Ketika Isran tak sadarkan diri, anaknya Romi dipaksa menarik tangan ayahnya untuk diambil sidik jari.

"Kalau tidak dilakukan, Romi diancam akan dikenakan pasal merintangi penyidikan," ungkap Sugeng.

Kasus ini bermula pada Oktober 2021, ketika PT. ISM menawarkan kerja sama kepada Isran Kuis untuk membantu pembebasan tanah di wilayah adat. 

PT. ISM tahu bahwa masyarakat adat sangat menolak kehadiran mereka, sehingga membutuhkan tokoh lokal seperti Isran Kuis untuk menenangkan warga.

Kesepakatan dibuat di hadapan dua notaris, Maria Olympia Bercelona Djoka dan Ivana Victorya Kamaluddin, di Kutai Barat. 

Dalam perjanjian, Isran akan membeli tanah dari masyarakat, lalu menjualnya kembali ke PT. ISM dengan harga Rp30.000 per meter.

Namun, setelah tanah berhasil dibebaskan, PT. ISM hanya membayar Rp1,5 miliar dari total Rp7,5 miliar yang disepakati.

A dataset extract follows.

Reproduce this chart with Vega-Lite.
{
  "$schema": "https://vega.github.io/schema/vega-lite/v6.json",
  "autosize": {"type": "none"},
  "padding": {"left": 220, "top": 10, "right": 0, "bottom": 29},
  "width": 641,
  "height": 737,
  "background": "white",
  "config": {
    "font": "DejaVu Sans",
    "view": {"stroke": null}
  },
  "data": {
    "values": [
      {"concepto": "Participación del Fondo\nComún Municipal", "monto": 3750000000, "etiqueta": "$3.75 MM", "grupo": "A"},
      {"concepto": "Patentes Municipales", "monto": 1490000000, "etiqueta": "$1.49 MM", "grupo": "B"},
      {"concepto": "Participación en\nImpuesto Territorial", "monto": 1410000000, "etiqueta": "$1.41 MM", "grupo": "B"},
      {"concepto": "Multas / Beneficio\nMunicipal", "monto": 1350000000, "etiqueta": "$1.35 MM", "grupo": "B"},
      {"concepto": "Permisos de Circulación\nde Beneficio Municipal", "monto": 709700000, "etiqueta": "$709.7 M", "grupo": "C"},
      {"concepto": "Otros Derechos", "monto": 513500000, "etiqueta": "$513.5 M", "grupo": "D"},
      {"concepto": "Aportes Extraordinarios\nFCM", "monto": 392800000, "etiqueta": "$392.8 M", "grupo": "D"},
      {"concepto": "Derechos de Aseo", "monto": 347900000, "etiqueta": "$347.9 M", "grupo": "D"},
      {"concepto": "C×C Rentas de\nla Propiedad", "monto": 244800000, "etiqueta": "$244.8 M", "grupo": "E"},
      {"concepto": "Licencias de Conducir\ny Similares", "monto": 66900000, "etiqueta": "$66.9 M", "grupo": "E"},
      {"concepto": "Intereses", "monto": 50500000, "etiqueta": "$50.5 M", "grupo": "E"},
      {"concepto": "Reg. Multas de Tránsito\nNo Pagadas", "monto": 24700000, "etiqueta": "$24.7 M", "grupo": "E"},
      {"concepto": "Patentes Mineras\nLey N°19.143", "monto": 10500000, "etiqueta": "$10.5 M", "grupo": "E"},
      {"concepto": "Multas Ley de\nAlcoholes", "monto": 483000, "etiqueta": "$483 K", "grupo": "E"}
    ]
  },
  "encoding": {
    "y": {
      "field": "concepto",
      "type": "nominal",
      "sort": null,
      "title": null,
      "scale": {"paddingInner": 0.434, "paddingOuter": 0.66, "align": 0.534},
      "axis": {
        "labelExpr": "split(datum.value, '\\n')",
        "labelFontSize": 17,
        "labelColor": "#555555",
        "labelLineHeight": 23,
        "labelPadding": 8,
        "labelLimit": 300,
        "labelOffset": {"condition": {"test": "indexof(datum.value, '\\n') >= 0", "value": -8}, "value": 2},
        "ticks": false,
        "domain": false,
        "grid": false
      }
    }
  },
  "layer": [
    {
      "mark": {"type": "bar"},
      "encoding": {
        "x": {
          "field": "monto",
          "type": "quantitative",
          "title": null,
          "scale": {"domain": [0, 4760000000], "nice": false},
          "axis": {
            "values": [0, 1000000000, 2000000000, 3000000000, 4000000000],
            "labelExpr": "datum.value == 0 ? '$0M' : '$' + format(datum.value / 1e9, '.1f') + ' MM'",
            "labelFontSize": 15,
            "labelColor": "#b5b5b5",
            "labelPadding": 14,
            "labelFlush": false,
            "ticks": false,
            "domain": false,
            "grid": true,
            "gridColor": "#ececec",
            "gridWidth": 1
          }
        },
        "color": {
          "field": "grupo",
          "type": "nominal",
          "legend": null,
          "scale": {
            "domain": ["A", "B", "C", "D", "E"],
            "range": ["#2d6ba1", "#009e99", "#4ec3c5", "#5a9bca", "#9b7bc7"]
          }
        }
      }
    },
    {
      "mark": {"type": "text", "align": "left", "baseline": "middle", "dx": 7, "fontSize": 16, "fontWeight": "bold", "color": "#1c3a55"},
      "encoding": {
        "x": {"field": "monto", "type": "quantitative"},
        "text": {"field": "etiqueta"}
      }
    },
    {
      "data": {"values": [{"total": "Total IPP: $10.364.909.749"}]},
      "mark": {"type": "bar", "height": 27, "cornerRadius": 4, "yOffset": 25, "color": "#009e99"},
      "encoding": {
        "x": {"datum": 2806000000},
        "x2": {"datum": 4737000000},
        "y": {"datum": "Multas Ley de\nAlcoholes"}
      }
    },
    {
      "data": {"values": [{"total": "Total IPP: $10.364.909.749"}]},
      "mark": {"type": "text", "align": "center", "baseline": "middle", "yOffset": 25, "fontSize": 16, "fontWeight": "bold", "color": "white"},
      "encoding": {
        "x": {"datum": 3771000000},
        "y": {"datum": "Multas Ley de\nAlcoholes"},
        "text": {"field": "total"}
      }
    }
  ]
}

Ketika Isran Kuis menagih sisa pembayaran sebesar Rp5 miliar, PT. ISM justru melaporkannya ke polisi dengan tuduhan penggelapan uang.

JDHS, manajer PT. ISM, memerintahkan staf keuangan membuat laporan polisi ke Polres Kutai Barat. 

Anehnya, laporan yang masuk pada 23 Oktober 2023 langsung ditingkatkan ke tahap penyidikan tanpa penyelidikan lebih dulu.

Dalam tempo cepat, pada 17 Desember 2024, Isran Kuis ditetapkan sebagai tersangka berdasarkan surat ketetapan dari Polres Kubar.

Selama pemeriksaan, Isran Kuis menjelaskan bahwa kesepakatan dengan PT. ISM sudah jelas.

Namun, keterangan penting dalam Berita Acara Pemeriksaan (BAP) tanggal 13 Agustus 2024 mendadak lenyap.

Ketika Romi, anak Isran Kuis, memprotes penghilangan dokumen ini, penyidik mengabaikannya. 

Diduga, BAP ini dijadikan alat untuk meminta pendapat ahli pidana demi memperkuat tuduhan kepada Isran Kuis.

"Ini jelas penyalahgunaan wewenang dan tindakan tidak profesional dari aparat penegak hukum," tegas Sugeng.